The Anatomy Of An On-Sale

The way tickets are sold for events isn’t a big secret but there are some things we can tell you that will help you understand how the process works.

Remember these two things: patience is a virtue and a solid plan is your best friend.

Three Things To Do Before Tickets Go On-Sale

  1. Create an account with the ticketing company: save all your information including your credit card details
  2. Carefully review the seating chart in advance (for a reserved seating event)
  3. Decide which tickets/sections are your first, second and third choice.

If tickets go on-sale for an event at 10:00:00 a.m., it is possible (depending on a ticketing system’s bandwidth) that within a couple of seconds ALL tickets are accounted for and in people’s shopping carts.

By 10:00:01 a.m. all tickets could be accounted for and any one else looking will receive a message that there are ‘currently‘ no tickets available.

‘Currently’ is a very important word.

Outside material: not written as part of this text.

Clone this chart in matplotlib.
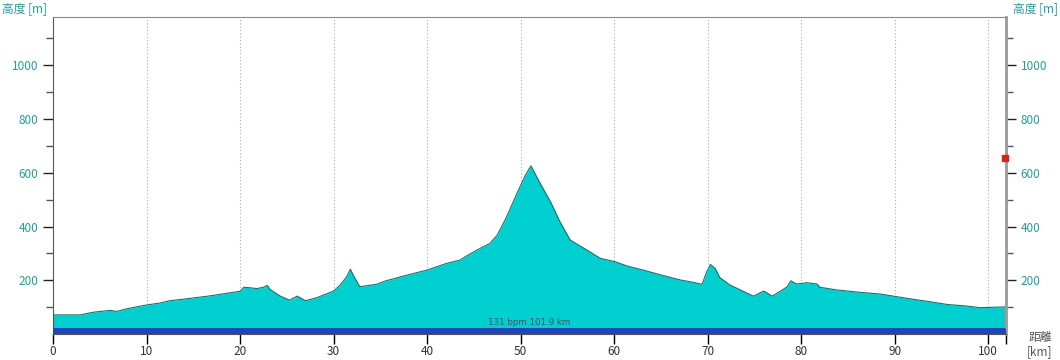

It DOES NOT mean the event is sold out.

It DOES mean that at 10:00:02 a.m. (2 seconds after tickets went on-sale) there are no tickets currently available.

It DOES NOT mean that at 10:00:02 a.m. the event is SOLD OUT.

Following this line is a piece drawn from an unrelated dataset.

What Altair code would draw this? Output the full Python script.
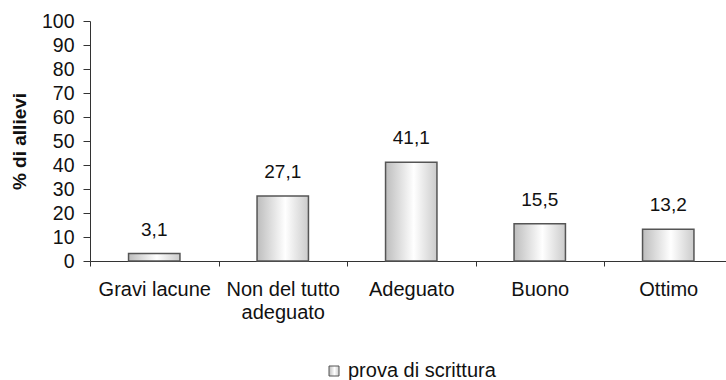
import altair as alt
import pandas as pd

categorie = ["Gravi lacune", "Non del tutto\nadeguato", "Adeguato", "Buono", "Ottimo"]
valori = [3.1, 27.1, 41.1, 15.5, 13.2]
etichette = ["3,1", "27,1", "41,1", "15,5", "13,2"]
serie = ["prova di scrittura"] * 5
y_ticks = list(range(0, 101, 10))

df = pd.DataFrame({"cat": categorie, "val": valori, "lab": etichette, "serie": serie})

FONT = "Liberation Sans"

x = alt.X(
    "cat:N",
    sort=categorie,
    scale=alt.Scale(range=[0, 642.5], paddingInner=0, paddingOuter=0),
    axis=alt.Axis(
        title=None,
        labelAngle=0,
        labelExpr="split(datum.label, '\\n')",
        labelLineHeight=23,
        labelPadding=13,
        tickBand="extent",
        tickSize=5,
        labelLimit=0,
        labelOverlap=False,
    ),
)

y = alt.Y(
    "val:Q",
    scale=alt.Scale(domain=[0, 100], nice=False),
    axis=alt.Axis(
        title="% di allievi",
        titlePadding=12,
        values=y_ticks,
        labelPadding=9,
        labelOverlap=False,
        tickSize=7,
        grid=False,
    ),
)

grad = alt.Gradient(
    gradient="linear",
    stops=[
        alt.GradientStop(color="#bdbdbd", offset=0),
        alt.GradientStop(color="#ffffff", offset=0.55),
        alt.GradientStop(color="#cbcbcb", offset=1),
    ],
    x1=0, x2=1, y1=0, y2=0,
)

bars = alt.Chart(df).mark_bar(
    fill=grad, strokeWidth=1.5, width=alt.RelativeBandSize(0.4)
).encode(
    x=x,
    y=y,
    stroke=alt.Stroke(
        "serie:N",
        scale=alt.Scale(range=["#555555"]),
        legend=alt.Legend(
            title=None,
            orient="none",
            legendX=234,
            legendY=340,
            symbolType="square",
            symbolSize=100,
            symbolFillColor="white",
            symbolStrokeWidth=1,
            labelFont=FONT,
            labelFontSize=20,
            labelColor="#111",
            labelOffset=4,
            padding=0,
        ),
    ),
)

text = alt.Chart(df).mark_text(
    dy=-18, fontSize=19, font=FONT, color="#111", baseline="alphabetic"
).encode(x=x, y=y, text="lab:N")

chart = (
    alt.layer(bars, text)
    .properties(
        width=636,
        height=240,
        autosize=alt.AutoSizeParams(type="none"),
        padding={"left": 90, "top": 21, "right": 0, "bottom": 119},
        background="white",
    )
    .configure_view(stroke=None)
    .configure_axis(
        labelFont=FONT,
        labelColor="#111",
        titleFont=FONT,
        titleColor="#111",
        tickColor="#333",
        domainColor="#333",
    )
    .configure_axisX(labelFontSize=20)
    .configure_axisY(labelFontSize=19.5, titleFontSize=19, titleFontWeight="bold")
)

chart.save("out.html", embed_options={"renderer": "svg", "actions": False})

More tickets might become available shortly and NOT because more tickets were released.

In our example below, let’s assume that ALL 4,000 tickets for our event are released at the same time.

In this article, we’ll explain how tickets become available LONG AFTER the first “No Tickets Currently Available” message is displayed.

TIMELINE
10:00:00 a.m. 4,000 tickets are released for sale.
Hundreds or thousands of people put tickets in their shopping cart and start to check out.
Remember: some ticketing companies give you as long as 15 minutes to complete your transaction.
10:00:01 a.m. It’s a huge show and all 4,000 tickets for the event are placed in people’s shopping carts immediately.
Anyone looking for tickets now will see a message: “Currently, there are NO tickets available.”
Our event appears to be ‘Sold Out’ but it isn’t. Rather, there are currently NO tickets available.
Don’t give up and don’t stop trying!
10:01:00 a.m. (1 minute) Our husband and wife team attending the event are about to release some of the tickets they have in their shopping cart.
John Doe calls Jane Doe at work to her know he has two tickets to the show in his shopping cart.
Jane tells John she has tickets in her shopping cart too.
After discussing this for 3 minutes, it appears John’s seats are better then Jane’s so she cancels her transaction and puts her ticket back into the pool.
10:04:00 a.m. (4 minutes) Jane’s tickets are now available for sale again. So, even though the show appeared to be “sold out” at 10:00:02am, tickets are once again available.
10:04:01 a.m. Someone who was patient and kept trying snags the tickets.
10:04:02 a.m. Everyone else still trying sees the ‘Currently, No Tickets are Available’ message again.
10:14:00 a.m. Fast forward 10 minutes: John (who was distracted) finally gets to the point where he enters his credit card information, but his card is declined due to lack of funds.
He runs out of time and his tickets are released back in to the pool. His wife is probably going to throw him in the pool when she finds out.
10:15:00 a.m. (15 minutes) John’s tickets are now available for sale again. Even though the show appeared to be sold out twice before, tickets are once again available.
10:15:04 a.m. Enter Bob. Bob snaps up John’s tickets. But Bob is a slow typist.
10:30:00 a.m. (30 minutes) Bob gets to the point where he enters his credit card information, but he can’t find his credit card.
He didn’t create an account in advance. His credit card is in his jeans upstairs. Tick tock. Tick tock.
10:30:45 a.m. He runs out of time and his tickets are released back in to the pool.
10:30:46 a.m. Bob’s tickets are now available for sale and tickets are once again available
As you can see, even though the show appeared to be sold out multiple times, tickets become available over and over again until every transaction has been completed and every ticket is accounted for a ‘sold’.